3. Eat. It's hard to stay focused on the task at hand on an empty stomach.
4. Find a salesperson you like. If you're a young couple and the old man makes you feel inferior at "hello", then tell him you're just looking and wait for the next guy. Better yet, walk right into the dealership to the big desk in the front and ask for the sales manager. Explain to them that you're here to buy a car and can they match you up with the right person?
5. Drive the vehicle. I know it sounds silly, but before you get wrapped up in details, make sure you like it. It may look great on paper, but the minute you sit down, your knees start to hurt.

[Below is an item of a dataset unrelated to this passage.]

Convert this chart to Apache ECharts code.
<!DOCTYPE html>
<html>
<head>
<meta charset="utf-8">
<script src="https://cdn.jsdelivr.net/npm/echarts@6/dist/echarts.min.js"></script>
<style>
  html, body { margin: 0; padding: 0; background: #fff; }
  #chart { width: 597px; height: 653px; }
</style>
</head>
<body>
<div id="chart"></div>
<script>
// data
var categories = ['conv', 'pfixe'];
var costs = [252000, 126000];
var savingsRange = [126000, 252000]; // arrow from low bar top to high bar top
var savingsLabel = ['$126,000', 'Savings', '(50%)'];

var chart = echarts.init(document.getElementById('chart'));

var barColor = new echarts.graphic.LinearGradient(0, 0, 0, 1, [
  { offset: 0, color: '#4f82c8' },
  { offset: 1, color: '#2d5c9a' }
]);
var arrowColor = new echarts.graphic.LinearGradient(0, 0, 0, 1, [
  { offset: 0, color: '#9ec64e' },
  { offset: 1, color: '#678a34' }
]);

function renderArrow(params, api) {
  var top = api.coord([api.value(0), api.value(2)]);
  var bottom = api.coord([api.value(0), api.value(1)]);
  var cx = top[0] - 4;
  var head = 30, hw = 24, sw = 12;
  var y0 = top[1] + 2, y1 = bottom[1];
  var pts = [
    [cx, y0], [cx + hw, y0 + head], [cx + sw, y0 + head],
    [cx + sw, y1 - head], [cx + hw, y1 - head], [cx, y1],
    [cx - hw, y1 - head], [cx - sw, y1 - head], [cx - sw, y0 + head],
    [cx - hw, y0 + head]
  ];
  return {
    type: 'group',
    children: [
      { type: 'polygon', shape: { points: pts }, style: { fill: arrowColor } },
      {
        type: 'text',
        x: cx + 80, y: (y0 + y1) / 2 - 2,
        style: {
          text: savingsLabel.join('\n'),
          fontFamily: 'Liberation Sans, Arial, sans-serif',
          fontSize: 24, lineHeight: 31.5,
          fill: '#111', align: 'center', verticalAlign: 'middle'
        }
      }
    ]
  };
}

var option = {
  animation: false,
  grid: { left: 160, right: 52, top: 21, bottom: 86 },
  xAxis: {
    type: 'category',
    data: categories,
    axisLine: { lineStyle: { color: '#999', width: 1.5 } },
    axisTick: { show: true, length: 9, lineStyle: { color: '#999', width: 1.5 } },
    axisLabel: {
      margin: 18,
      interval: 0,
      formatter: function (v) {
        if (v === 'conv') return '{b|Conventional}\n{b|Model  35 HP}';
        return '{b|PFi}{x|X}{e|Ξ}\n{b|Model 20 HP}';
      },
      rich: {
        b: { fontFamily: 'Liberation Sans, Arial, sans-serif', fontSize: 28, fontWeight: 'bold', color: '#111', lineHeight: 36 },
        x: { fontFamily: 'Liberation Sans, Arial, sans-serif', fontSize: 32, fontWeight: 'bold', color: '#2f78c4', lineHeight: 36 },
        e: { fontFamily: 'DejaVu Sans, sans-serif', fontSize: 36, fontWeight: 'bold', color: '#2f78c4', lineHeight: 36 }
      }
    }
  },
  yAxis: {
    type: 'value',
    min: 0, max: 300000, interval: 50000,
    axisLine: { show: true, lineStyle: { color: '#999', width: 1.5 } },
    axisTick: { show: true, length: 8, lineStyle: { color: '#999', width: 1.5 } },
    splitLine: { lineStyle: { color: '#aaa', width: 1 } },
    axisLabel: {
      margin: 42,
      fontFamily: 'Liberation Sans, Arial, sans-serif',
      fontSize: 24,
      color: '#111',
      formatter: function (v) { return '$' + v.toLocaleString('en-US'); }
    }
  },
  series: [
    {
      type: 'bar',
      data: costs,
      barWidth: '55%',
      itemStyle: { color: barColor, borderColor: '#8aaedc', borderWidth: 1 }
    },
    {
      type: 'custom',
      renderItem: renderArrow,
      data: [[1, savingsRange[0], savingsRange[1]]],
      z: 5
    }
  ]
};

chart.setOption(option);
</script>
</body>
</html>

I know a lot of people who hate this part of buying a car. But, if you are prepared, it can be fun. By this point, you've done your research, you know what you can afford, you know what you would be happy paying, you know what the vehicle is worth.

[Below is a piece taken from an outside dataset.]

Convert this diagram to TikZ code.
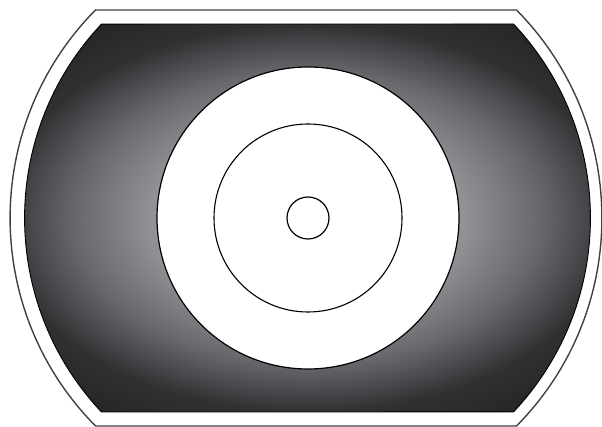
\documentclass[tikz,border=0pt]{standalone}
\pgfdeclareradialshading{vignette}{\pgfpoint{0bp}{0bp}}{%
  color(0bp)=(rgb,1:red,0.80;green,0.80;blue,0.81);
  color(13bp)=(rgb,1:red,0.57;green,0.56;blue,0.58);
  color(19bp)=(rgb,1:red,0.41;green,0.40;blue,0.42);
  color(25bp)=(rgb,1:red,0.19;green,0.19;blue,0.20);
  color(36bp)=(rgb,1:red,0.10;green,0.10;blue,0.10)}
\tikzset{
  outerline/.style={draw=black!75, line width=1.4pt},
  innerline/.style={draw=black, line width=0.9pt},
  ringline/.style={draw=black, line width=1.2pt, fill=white}
}
\begin{document}
\begin{tikzpicture}[x=1pt,y=1pt]
\useasboundingbox (0,0) rectangle (602,427);
% outer outline
\path[outerline] (516.5,417) arc[start angle=44.65, end angle=-44.65, radius=296pt]
  -- (95.5,1) arc[start angle=224.65, end angle=135.35, radius=296pt] -- cycle;
% shaded inner shape
\path[shading=vignette, innerline] (513.5,403) arc[start angle=43.27, end angle=-43.27, radius=283pt]
  -- (101.5,15) arc[start angle=223.27, end angle=136.73, radius=283pt] -- cycle;
% white disc and circles
\path[ringline] (308,209) circle[radius=151pt];
\draw[line width=1.1pt] (308,209) circle[radius=94pt];
\draw[line width=1.2pt] (308,209) circle[radius=21pt];
\end{tikzpicture}
\end{document}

Nowadays, its very common that negations skip over the salesperson and go right to the finance person. They will ALWAYS present you with a full price scenario even though no one in their right mind is paying full price. Take that opportunity to look at what fees they are charging and ask them what fees are negotiable. For example, title fees. Most dealerships finance it in. Now, why would you finance $100 for 5 years when you could pay it out of pocket today or better yet, in 30 days when your tag comes in?

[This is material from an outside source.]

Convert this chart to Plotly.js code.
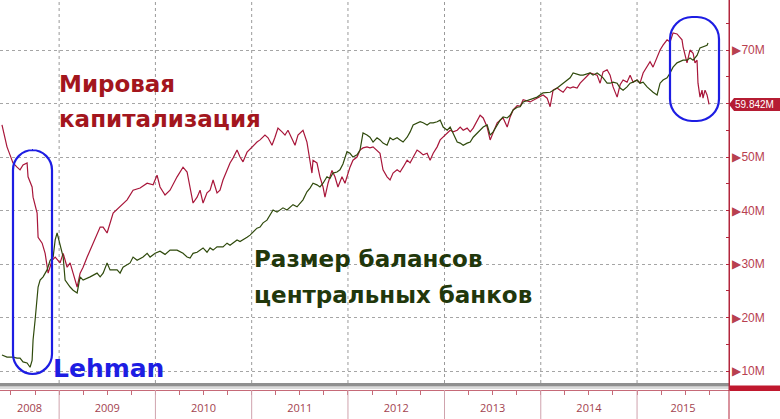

Now you have a clear picture of what this vehicle is going to cost you. It's time to start thinking about negotiations. Save everyone some time and don't play games. Take a few minutes to talk it over with your partner or to think it out without the salesperson/finance person staring your down. Take your old car around the block if you have to just to get some space. Figure out what you would be happy paying. Not necessarily just in monthly payments, but overall. Once you have that magic number - tell them. Don't wiggle. If they can do it, they will. If they can't they won't and then you can decide if their best offer is good enough. Here is a sample.

Asking Price: 11,900
Trade Value: (1,500) *negative equity - this is not good, but it happens
Dealer Fee: 600
Taxes: 700
Title Fee: 140
TOTAL AMOUNT: 14,700 plus $1200 cash down

After your private moment, you decide that since Christmas is just days away, you would really like to save your cash, and you really hadn't intended on the value of your trade to be so far below what you owe. So, you counteroffer:

Price: 11,000
Trade Value: (1,500)
Dealer Fee: 600
Taxes: 700
TOTAL AMOUNT: 13,800 plus title COD

Notice - this is a difference of $2100, or approximately a 15% reduction.

As mentioned above, if the dealer can do it, he will, if not, he won't.

The moral of the story is to know what you want to spend, and don't be afraid to voice your expectations and possibly even leave without the new car. Wouldn't you rather be unhappy for a day then the next 5 years?


Blogger Kristen said...

When its time for me to get a car will you come do it for me please?

7:52 AM  
Blogger MrsTito said...

Sure! How's Dec 29th? Best time of the year to buy is NOW

8:16 AM  
Anonymous Anonymous said...

Sound advice! However, preparing in advance like you said may not prevent you from getting scammed. Car salesmen can use a range of techniques on you once they've figured out what category of customer you are. Read this car dealer scam news feed. Car salesmen earned their reputation for a reason.

3:43 PM  
Anonymous Anonymous said...

It's fairly accurate except the part stating "If they can do it, they will." They won't, at least not right away. Keep in mind that they are trying to make money, just as you are trying to save it. Every new car that I have bought has been lower than "their best price" and has been at or even below deals that they initially "just couldn't do." I also have received both cash back AND extremely low interests rates instead of one or the other.
So when you're at the dealership--you're the boss. You call the shots, you make the deal. They just do the paper work and hand you the keys. If they don't perform to your standards, you fire them, and off you go to the next car lot. I agree that it can actually be fun. I enjoy watching the salesman/financial team sweat.